Goal - For the listing below, give the number of lines in which "image" occurs. Add nothing.

Raw records -

# # # # # # #

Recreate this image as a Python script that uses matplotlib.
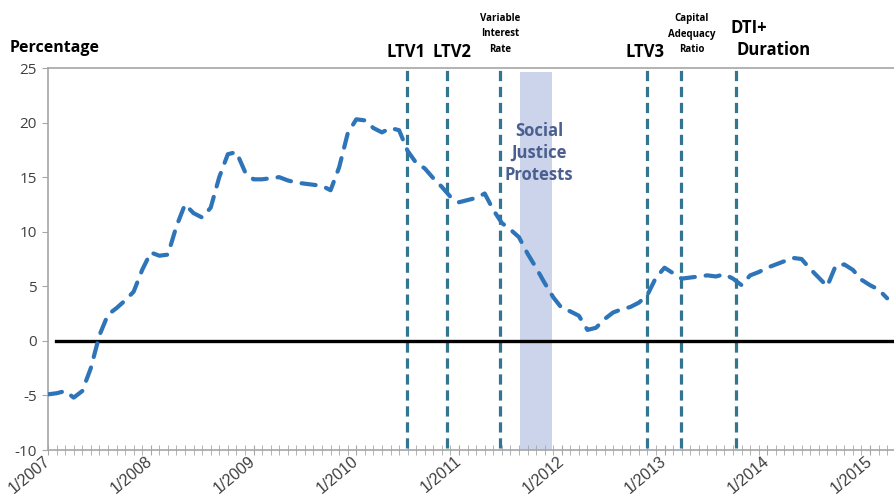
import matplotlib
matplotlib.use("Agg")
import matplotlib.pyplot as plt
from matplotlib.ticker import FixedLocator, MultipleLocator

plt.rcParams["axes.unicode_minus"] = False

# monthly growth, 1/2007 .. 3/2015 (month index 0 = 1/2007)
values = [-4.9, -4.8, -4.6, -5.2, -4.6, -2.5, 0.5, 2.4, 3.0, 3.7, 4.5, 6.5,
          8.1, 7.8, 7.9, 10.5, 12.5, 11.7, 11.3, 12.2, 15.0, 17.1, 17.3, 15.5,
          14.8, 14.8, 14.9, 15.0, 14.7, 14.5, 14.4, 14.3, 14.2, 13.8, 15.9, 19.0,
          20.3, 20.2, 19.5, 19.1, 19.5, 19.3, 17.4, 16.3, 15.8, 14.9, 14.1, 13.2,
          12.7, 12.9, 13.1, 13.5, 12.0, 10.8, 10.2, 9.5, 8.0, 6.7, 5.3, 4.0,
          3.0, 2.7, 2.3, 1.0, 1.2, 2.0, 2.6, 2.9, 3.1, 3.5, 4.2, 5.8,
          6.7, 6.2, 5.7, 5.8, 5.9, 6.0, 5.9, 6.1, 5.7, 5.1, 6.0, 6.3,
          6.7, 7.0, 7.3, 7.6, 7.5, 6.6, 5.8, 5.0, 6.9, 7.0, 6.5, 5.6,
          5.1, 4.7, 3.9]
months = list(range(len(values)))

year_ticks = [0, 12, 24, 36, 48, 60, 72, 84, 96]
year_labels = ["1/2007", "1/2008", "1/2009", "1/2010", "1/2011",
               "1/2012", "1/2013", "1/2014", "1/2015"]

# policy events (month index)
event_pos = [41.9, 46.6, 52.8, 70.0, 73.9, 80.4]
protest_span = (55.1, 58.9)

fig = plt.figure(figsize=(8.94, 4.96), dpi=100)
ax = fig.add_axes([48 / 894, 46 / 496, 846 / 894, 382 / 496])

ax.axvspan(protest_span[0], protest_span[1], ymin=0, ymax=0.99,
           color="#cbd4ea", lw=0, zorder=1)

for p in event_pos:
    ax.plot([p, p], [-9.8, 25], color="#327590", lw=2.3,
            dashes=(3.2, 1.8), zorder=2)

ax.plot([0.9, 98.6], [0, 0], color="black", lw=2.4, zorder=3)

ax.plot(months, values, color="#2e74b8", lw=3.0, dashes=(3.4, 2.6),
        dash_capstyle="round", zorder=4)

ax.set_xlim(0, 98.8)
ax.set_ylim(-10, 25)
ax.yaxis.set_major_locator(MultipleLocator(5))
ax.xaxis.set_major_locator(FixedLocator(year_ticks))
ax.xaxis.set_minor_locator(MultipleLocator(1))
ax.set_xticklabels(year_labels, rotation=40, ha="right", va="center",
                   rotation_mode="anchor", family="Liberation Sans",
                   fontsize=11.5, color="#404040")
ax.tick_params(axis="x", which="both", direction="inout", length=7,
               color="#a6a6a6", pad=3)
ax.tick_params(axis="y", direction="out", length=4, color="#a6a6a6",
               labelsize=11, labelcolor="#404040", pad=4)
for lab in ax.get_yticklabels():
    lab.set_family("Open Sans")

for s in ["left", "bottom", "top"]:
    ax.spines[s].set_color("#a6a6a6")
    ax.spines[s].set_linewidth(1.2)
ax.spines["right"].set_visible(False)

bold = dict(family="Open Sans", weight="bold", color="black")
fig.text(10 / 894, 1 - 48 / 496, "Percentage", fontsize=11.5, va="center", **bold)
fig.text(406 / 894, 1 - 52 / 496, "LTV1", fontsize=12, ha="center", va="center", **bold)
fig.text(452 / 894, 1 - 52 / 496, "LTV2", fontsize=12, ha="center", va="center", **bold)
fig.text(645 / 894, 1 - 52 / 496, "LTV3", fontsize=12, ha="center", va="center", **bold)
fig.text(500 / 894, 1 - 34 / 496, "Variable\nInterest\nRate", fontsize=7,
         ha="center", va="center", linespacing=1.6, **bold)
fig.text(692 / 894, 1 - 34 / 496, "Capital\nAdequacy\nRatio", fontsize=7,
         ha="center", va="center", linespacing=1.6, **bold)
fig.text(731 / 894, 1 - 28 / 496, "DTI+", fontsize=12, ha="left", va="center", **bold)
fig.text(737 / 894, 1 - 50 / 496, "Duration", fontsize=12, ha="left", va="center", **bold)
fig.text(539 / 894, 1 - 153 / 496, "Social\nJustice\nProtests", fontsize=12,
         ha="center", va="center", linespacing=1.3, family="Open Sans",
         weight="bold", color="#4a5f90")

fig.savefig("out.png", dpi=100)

# # # # # # #

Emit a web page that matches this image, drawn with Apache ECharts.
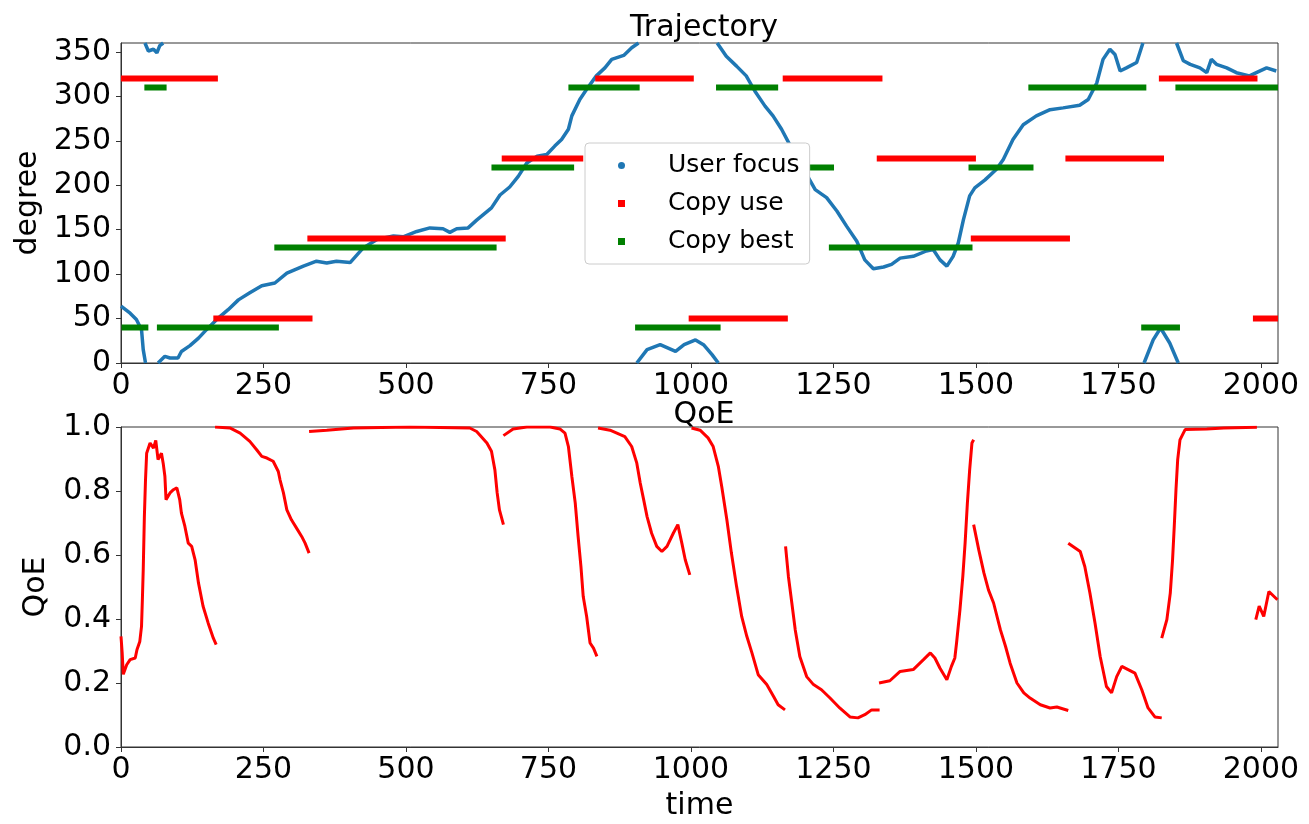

# # # # # # #

Written response - 2